Havana: Washington's top diplomat is coming to Havana on Friday to raise the Stars and Stripes over the newly opened US Embassy, making a symbolically charged victory lap for the Obama administration's new policy of engagement with Cuba.
Ordinary Cubans will cheer, US business executives will network and Secretary of State John Kerry will meet with Cuba's foreign minister, the country's Roman Catholic archbishop and a hand-picked group of dissidents. Then the hard part begins.
Soon after Kerry heads home this evening, the Cuban and US diplomats who negotiated the embassy reopening will launch full-time into the next phase of detente: expanding economic ties between the two nations with measures like direct flights and mail service.
The Americans also want to resolve billions of dollars in half-century-old American claims over property confiscated after the Cuban revolution. Cuba has its own claims, as noted in a newspaper column by Fidel Castro on Thursday saying the US owes the island "numerous millions of dollars" for damages caused by the embargo.
"We have diplomatic relations; now we can get to the real work," said Wayne Smith, a retired US diplomat who witnessed the closing of the US Embassy in 1961, served in Cuba under President Jimmy Carter and returned this week to attend Friday's ceremony.
Presidents Barack Obama and Raul Castro announced on December 17 that they would re-establish diplomatic ties 54 years after the flag was taken down from the embassy overlooking Havana's seaside boulevard, the Malecon.
Obama also said he would be moving to empower the Cuban people by loosening the US trade embargo on Cuba through a series of executive actions that make it easier for American citizens to travel to Cuba and trade with the island's growing class of private business owners.

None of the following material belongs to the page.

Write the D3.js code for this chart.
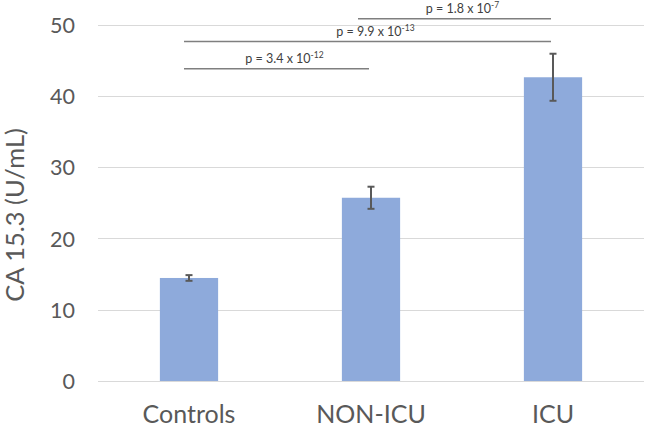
<!DOCTYPE html>
<html><head><meta charset="utf-8">
<script src="https://cdn.jsdelivr.net/npm/d3@7"></script>
<style>body{margin:0;background:#fff}svg{display:block}</style>
</head><body>
<svg id="chart" width="645" height="430"></svg>
<script>
const categories = ["Controls", "NON-ICU", "ICU"];
const means = [14.45, 25.7, 42.6];
const errors = [0.4, 1.55, 3.3];
const yTicks = [0, 10, 20, 30, 40, 50];
const compFrom = ["Controls", "Controls", "NON-ICU"];
const compTo = ["NON-ICU", "ICU", "ICU"];
const compLevel = [43.8, 47.6, 50.8];
const compMantissa = ["3.4", "9.9", "1.8"];
const compExponent = ["-12", "-13", "-7"];
const yTitle = "CA 15.3 (U/mL)";

const svg = d3.select("#chart");
const font = "Lato, 'Open Sans', sans-serif";
const textColor = "#595959";

const x = d3.scaleBand().domain(categories).range([98, 644]).paddingInner(0.68).paddingOuter(0.34);
const y = d3.scaleLinear().domain([0, 50]).range([381, 24.5]);

// gridlines
svg.append("g").selectAll("line").data(yTicks).join("line")
  .attr("x1", 98).attr("x2", 644)
  .attr("y1", d => Math.round(y(d)) + 0.5).attr("y2", d => Math.round(y(d)) + 0.5)
  .attr("stroke", "#d9d9d9").attr("stroke-width", 1.2);

// y axis labels
const yAxis = d3.axisLeft(y).tickValues(yTicks).tickSize(0).tickPadding(0);
const gy = svg.append("g").attr("transform", "translate(75,0)").call(yAxis);
gy.select(".domain").remove();
gy.selectAll("text").attr("font-family", font).attr("font-size", 21.5).attr("fill", textColor).attr("dy", "0.36em");

// x axis labels
const xAxis = d3.axisBottom(x).tickSize(0).tickPadding(0);
const gx = svg.append("g").attr("transform", "translate(0,423)").call(xAxis);
gx.select(".domain").remove();
gx.selectAll("text").attr("font-family", font).attr("font-size", 25).attr("fill", textColor).attr("dy", 0);

// bars
svg.append("g").selectAll("rect").data(categories).join("rect")
  .attr("x", d => x(d)).attr("width", x.bandwidth())
  .attr("y", (d, i) => y(means[i])).attr("height", (d, i) => y(0) - y(means[i]))
  .attr("fill", "#8eaadb");

// error bars
const eb = svg.append("g").attr("stroke", "#595959").attr("stroke-width", 2);
categories.forEach((c, i) => {
  const cx = x(c) + x.bandwidth() / 2;
  const top = y(means[i] + errors[i]), bot = y(means[i] - errors[i]);
  eb.append("line").attr("x1", cx).attr("x2", cx).attr("y1", top).attr("y2", bot);
  eb.append("line").attr("x1", cx - 3.5).attr("x2", cx + 3.5).attr("y1", top).attr("y2", top);
  eb.append("line").attr("x1", cx - 3.5).attr("x2", cx + 3.5).attr("y1", bot).attr("y2", bot);
});

// significance brackets
const sig = svg.append("g");
compFrom.forEach((f, i) => {
  const x1 = x(f) + x.bandwidth() / 2 - (i === 2 ? 13 : 5);
  const x2 = x(compTo[i]) + x.bandwidth() / 2 - 2;
  const ly = y(compLevel[i]);
  sig.append("line").attr("x1", x1).attr("x2", x2).attr("y1", ly).attr("y2", ly)
    .attr("stroke", "#7f7f7f").attr("stroke-width", 1.5);
  const t = sig.append("text").attr("x", (x1 + x2) / 2 + 8).attr("y", ly - 6)
    .attr("text-anchor", "middle").attr("font-family", font).attr("font-size", 12.5).attr("fill", "#404040");
  t.append("tspan").text("p = " + compMantissa[i] + " x 10");
  t.append("tspan").attr("font-size", 8.5).attr("dy", -5).text(compExponent[i]);
});

// y title
svg.append("text").attr("transform", "translate(24,215) rotate(-90)")
  .attr("text-anchor", "middle").attr("font-family", font).attr("font-size", 25.5)
  .attr("fill", textColor).text(yTitle);
</script>
</body></html>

Eight months later, Cuba has repeatedly demanded a complete lifting of the embargo. It has not responded to Obama's actions with measures that would allow ordinary Cubans to benefit from them, such as allowing low-cost imports and exports by Cuban entrepreneurs looking to do business with the US.
"I think we're ending one phase and entering another," said Robert Muse, a US Lawyer specialising in Cuba. "The handshakes, the fraternal regards, the raising of the flags, that'll end on Aug. 14. Then I think it's very particular conversations begin."
While Cuba has increased its highly limited Internet access since December 17 in a measure US officials partially attribute to the warming with Washington, ordinary Cubans are growing increasingly impatient for concrete results from the new relationship.